En 2009, Google a lancé un outil qui exploite les volumes massifs de recherches des internautes pour observer ou même prédire la propagation de la grippe dans le monde, pays par pays. Chaque année, Google repère ainsi les variations de popularité de recherches liées à la grippe ("fièvre", "grippe", "courbatures"…), à la fois dans le temps et dans l'espace, pour détecter la montée des recherches de symptômes et suivre leur trajet géographique. Actuellement, 18 pays sont ainsi étudiés.
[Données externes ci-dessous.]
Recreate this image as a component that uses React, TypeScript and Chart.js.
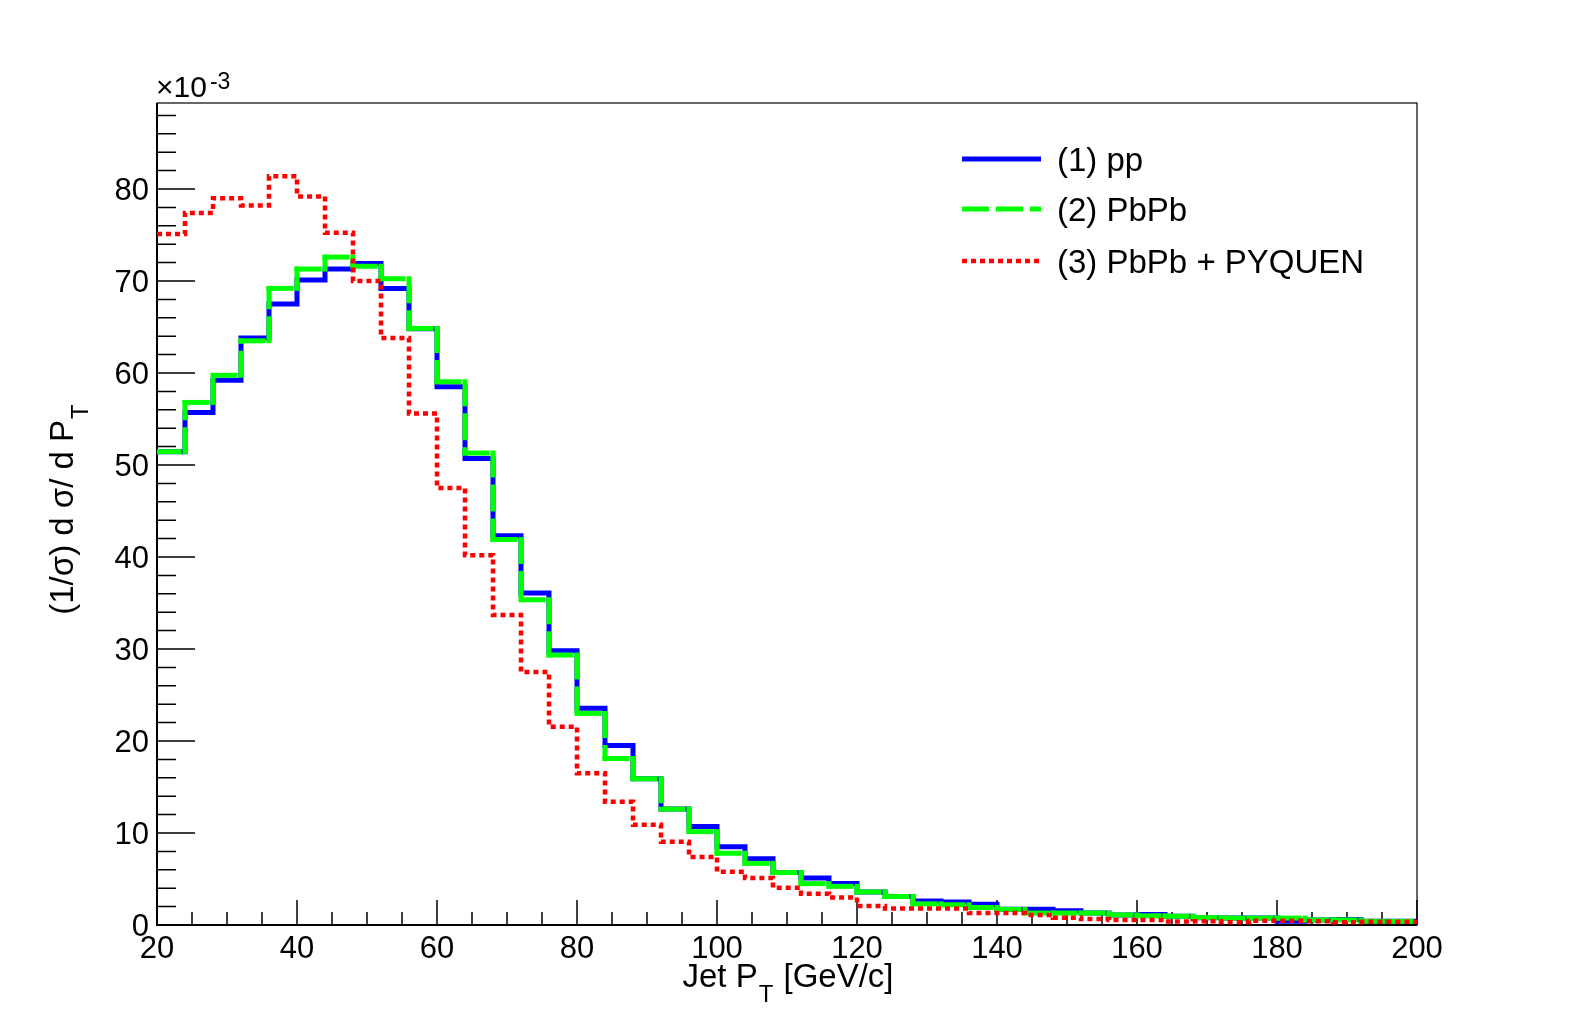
import React, { useEffect, useRef } from 'react';
import { Chart, registerables } from 'chart.js';

Chart.register(...registerables);

// lower edges of the 4 GeV/c bins, last upper edge is 200
const binLow = [
  20, 24, 28, 32, 36, 40, 44, 48, 52, 56, 60, 64, 68, 72, 76, 80, 84, 88, 92, 96, 100, 104, 108,
  112, 116, 120, 124, 128, 132, 136, 140, 144, 148, 152, 156, 160, 164, 168, 172, 176, 180, 184,
  188, 192, 196,
];
const binHigh = 200;

// values in units of 1e-3
const ppValues = [
  51.45, 55.7, 59.2, 63.8, 67.5, 70.1, 71.3, 71.9, 69.2, 64.8, 58.5, 50.7, 42.3, 36.1, 29.8, 23.55,
  19.5, 15.9, 12.6, 10.7, 8.5, 7.2, 5.7, 5.1, 4.5, 3.6, 3.1, 2.6, 2.5, 2.25, 1.7, 1.7, 1.55, 1.3,
  1.1, 1.15, 0.95, 0.8, 0.75, 0.75, 0.4, 0.55, 0.6, 0.4, 0.4,
];
const pbpbValues = [
  51.45, 56.8, 59.75, 63.5, 69.2, 71.3, 72.6, 71.6, 70.25, 64.85, 59.05, 51.3, 41.9, 35.35, 29.35,
  23.0, 18.1, 15.9, 12.6, 10.15, 7.8, 6.7, 5.7, 4.5, 4.2, 3.6, 3.1, 2.3, 2.2, 1.9, 1.7, 1.3, 1.3,
  1.3, 1.1, 1.0, 0.95, 0.8, 0.75, 0.75, 0.75, 0.55, 0.55, 0.4, 0.4,
];
const pyquenValues = [
  75.1, 77.4, 79.0, 78.2, 81.4, 79.2, 75.25, 70.0, 63.8, 55.6, 47.5, 40.2, 33.7, 27.5, 21.55, 16.5,
  13.4, 10.9, 9.05, 7.4, 5.8, 5.1, 4.05, 3.4, 3.0, 2.07, 1.8, 1.8, 1.8, 1.3, 1.3, 1.1, 0.8, 0.65,
  0.55, 0.55, 0.37, 0.4, 0.3, 0.45, 0.45, 0.4, 0.3, 0.35, 0.35,
];

const seriesNames = ['(1) pp', '(2) PbPb', '(3) PbPb + PYQUEN'];
const xTickLabels = [20, 40, 60, 80, 100, 120, 140, 160, 180, 200];
const yTickLabels = [0, 10, 20, 30, 40, 50, 60, 70, 80];

const FONT = '"Liberation Sans", Arial, Helvetica, sans-serif';

// stepped points: one per bin low edge plus the closing edge
const toSteps = (values: number[]) => {
  const pts = binLow.map((x, i) => ({ x, y: values[i] }));
  pts.push({ x: binHigh, y: values[values.length - 1] });
  return pts;
};

// explicit corners, so every horizontal/vertical piece can restart its dash (like ROOT)
const toCorners = (values: number[]) => {
  const pts: { x: number; y: number }[] = [];
  binLow.forEach((x, i) => {
    pts.push({ x, y: values[i] });
    const next = i + 1 < binLow.length ? binLow[i + 1] : binHigh;
    pts.push({ x: next, y: values[i] });
  });
  return pts;
};

const styles = [
  { color: '#0000ff', width: 5, dash: [] as number[] },
  { color: '#00ff00', width: 5, dash: [27, 7] },
  { color: '#ff0000', width: 4.5, dash: [5, 4] },
];

const rootPlugin = {
  id: 'rootPlugin',
  beforeDatasetsDraw(chart: any) {
    const { ctx, chartArea: a, scales } = chart;
    ctx.save();
    ctx.strokeStyle = '#000';
    ctx.lineWidth = 1.2;
    ctx.strokeRect(a.left, a.top, a.right - a.left, a.bottom - a.top);
    ctx.lineWidth = 2;
    ctx.beginPath();
    ctx.moveTo(a.left, a.top);
    ctx.lineTo(a.left, a.bottom);
    ctx.lineTo(a.right, a.bottom);
    ctx.stroke();

    ctx.lineWidth = 1.5;
    ctx.beginPath();
    for (let v = 20; v <= 200; v += 5) {
      const px = scales.x.getPixelForValue(v);
      const len = v % 20 === 0 ? 25 : 13;
      ctx.moveTo(px, a.bottom);
      ctx.lineTo(px, a.bottom - len);
    }
    for (let v = 0; v <= 88; v += 2) {
      const py = scales.y.getPixelForValue(v);
      const len = v % 10 === 0 ? 38 : 19;
      ctx.moveTo(a.left, py);
      ctx.lineTo(a.left + len, py);
    }
    ctx.stroke();
    ctx.restore();
  },
  afterDraw(chart: any) {
    const { ctx, chartArea: a, scales } = chart;
    ctx.save();
    ctx.fillStyle = '#000';

    // tick labels
    ctx.font = `31px ${FONT}`;
    ctx.textAlign = 'center';
    ctx.textBaseline = 'alphabetic';
    xTickLabels.forEach((v) => {
      ctx.fillText(String(v), scales.x.getPixelForValue(v), a.bottom + 33);
    });
    ctx.textAlign = 'right';
    yTickLabels.forEach((v) => {
      ctx.fillText(String(v), a.left - 8, scales.y.getPixelForValue(v) + 11);
    });

    // exponent
    ctx.textAlign = 'left';
    ctx.font = `30px ${FONT}`;
    ctx.fillText('×10', a.left - 1, a.top - 6);
    const ew = ctx.measureText('×10').width;
    ctx.font = `23px ${FONT}`;
    ctx.fillText('-3', a.left + ew + 2, a.top - 14);

    const tf = `33px ${FONT}`;
    const sf = `24px ${FONT}`;
    const drawTitle = (pre: string, sub: string, post: string, cx: number, base: number) => {
      ctx.font = tf;
      const w1 = ctx.measureText(pre).width;
      const w3 = ctx.measureText(post).width;
      ctx.font = sf;
      const w2 = ctx.measureText(sub).width;
      let x = cx - (w1 + w2 + w3) / 2;
      ctx.font = tf;
      ctx.fillText(pre, x, base);
      x += w1 + 1;
      ctx.font = sf;
      ctx.fillText(sub, x, base + 15);
      x += w2 + 1;
      ctx.font = tf;
      ctx.fillText(post, x, base);
    };
    // x title
    drawTitle('Jet P', 'T', ' [GeV/c]', (a.left + a.right) / 2, 987);

    // y title
    ctx.save();
    ctx.translate(73, (a.top + a.bottom) / 2 - 4);
    ctx.rotate(-Math.PI / 2);
    drawTitle('(1/σ) d σ/ d P', 'T', '', 0, 0);
    ctx.restore();

    // legend
    const rows = [159, 209, 261];
    seriesNames.forEach((name, i) => {
      const s = styles[i];
      ctx.save();
      ctx.strokeStyle = s.color;
      ctx.lineWidth = s.width;
      ctx.setLineDash(s.dash);
      ctx.beginPath();
      ctx.moveTo(962, rows[i]);
      ctx.lineTo(1041, rows[i]);
      ctx.stroke();
      ctx.restore();
      ctx.font = `33px ${FONT}`;
      ctx.fillStyle = '#000';
      ctx.fillText(name, 1057, rows[i] + 12);
    });
    ctx.restore();
  },
};

const App: React.FC = () => {
  const canvasRef = useRef<HTMLCanvasElement | null>(null);

  useEffect(() => {
    document.body.style.margin = '0';
    if (!canvasRef.current) return;
    const ctx = canvasRef.current.getContext('2d');
    if (!ctx) return;

    const chart = new Chart(ctx, {
      type: 'line',
      data: {
        datasets: [
          {
            label: seriesNames[0],
            data: toSteps(ppValues),
            borderColor: styles[0].color,
            borderWidth: styles[0].width,
            borderJoinStyle: 'miter',
            stepped: 'before',
            pointRadius: 0,
            fill: false,
            order: 3,
          },
          {
            label: seriesNames[1],
            data: toCorners(pbpbValues),
            borderColor: styles[1].color,
            borderWidth: styles[1].width,
            // square caps fill the corners, so shorten the dash by the width
            borderDash: [22, 12],
            borderCapStyle: 'square',
            pointRadius: 0,
            fill: false,
            order: 2,
            segment: {
              // alternate a tiny offset so each piece is stroked on its own
              borderDashOffset: (c: any) => (c.p0DataIndex % 2) * 0.001,
            },
          },
          {
            label: seriesNames[2],
            data: toSteps(pyquenValues),
            borderColor: styles[2].color,
            borderWidth: styles[2].width,
            borderDash: styles[2].dash,
            borderCapStyle: 'butt',
            borderJoinStyle: 'miter',
            stepped: 'before',
            pointRadius: 0,
            fill: false,
            order: 1,
          },
        ] as any,
      },
      options: {
        animation: false,
        responsive: true,
        maintainAspectRatio: false,
        layout: { padding: { left: 157, right: 157, top: 103, bottom: 103 } },
        plugins: { legend: { display: false }, tooltip: { enabled: false } },
        scales: {
          x: { type: 'linear', min: 20, max: 200, display: false },
          y: { type: 'linear', min: 0, max: 89.35, display: false },
        },
      },
      plugins: [rootPlugin],
    });

    return () => {
      chart.destroy();
    };
  }, []);

  return (
    <div style={{ width: 1574, height: 1028, position: 'relative', background: '#fff' }}>
      <canvas ref={canvasRef} />
    </div>
  );
};

export default App;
L'initiative est un prémisse annonciateur de la volonté de Google de se mettre au centre de la médecine prédictive et personnalisée à travers l'exploitation de ses capacités de traitement du Big Data. Le géant américain a lancé le même outil pour suivre l'évolution de la dengue, et d'autres suivront probablement dans les prochains mois ou les prochaines années. L'intérêt de tels outils pour la santé publique est bien sûr très important, et les enjeux sont colossaux pour Google qui espère avoir accès à de plus en plus de données de santé, de plus en plus personnelles, pour proposer ses propres services de diagnostics et de conseils de traitement.
Mais il reste visiblement de grands progrès à faire dans l'analyse statistique. Selon une étude publiée dans la revue Science et relayée par The Register, les prédictions de pics d'épidémie réalisées par Google auraient été fausses pour 100 des 108 semaines écoulées depuis 2011. "La raison est simple : presque tout le monde croit que le moindre rhume est une grippe", résume le site britannique.
Malade imaginaire
"Nous avons remarqué une corrélation étroite entre le nombre d'internautes qui recherchent des termes liés à la grippe et le nombre de personnes présentant les symptômes de cette maladie", explique Google sur son site. "Fort heureusement, les internautes qui recherchent le terme "grippe" ne sont pas tous malades, mais une corrélation se dessine lorsque toutes les requêtes de recherche sont rassemblées
La firme de Mountain View ajoute que les graphiques qu'elle établit sont des "estimations mises en parallèle avec les données de surveillance officielles concernant la grippe" et qu'elles "sont très proches des indicateurs conventionnels de propagation du virus". Elles auraient l'avantage d'être mises à jour "quotidiennement", alors que les données officielles ne le sont souvent qu'une fois par semaine.
Mais la recherche de symptômes sur Internet, ou même la reconnaissance de ces symptômes par un médecin, ne vaut pas une analyse épidémiologique sérieuse. Aux Etats-Unis, moins de 10 % des échantillons testés par les Centres pour le contrôle et la prévention des maladies (CDC) retournent un résultat positif. C'est-à-dire que dans plus de neuf cas sur dix, ce que l'on croit être une grippe n'en était pas une.
Les chercheurs en concluent que Google accorde une trop grande importance aux données de recherches des utilisateurs et à leur croisement, et pas assez aux erreurs d'auto-diagnostic de ces malades en puissance. Ils pensent même que l'outil peut générer un cercle vicieux en faisant croire aux internautes que la grippe est arrivée dans leur région et en les poussant à se croire malades de la grippe lorsqu'ils ont en réalité une maladie bien plus bénigne.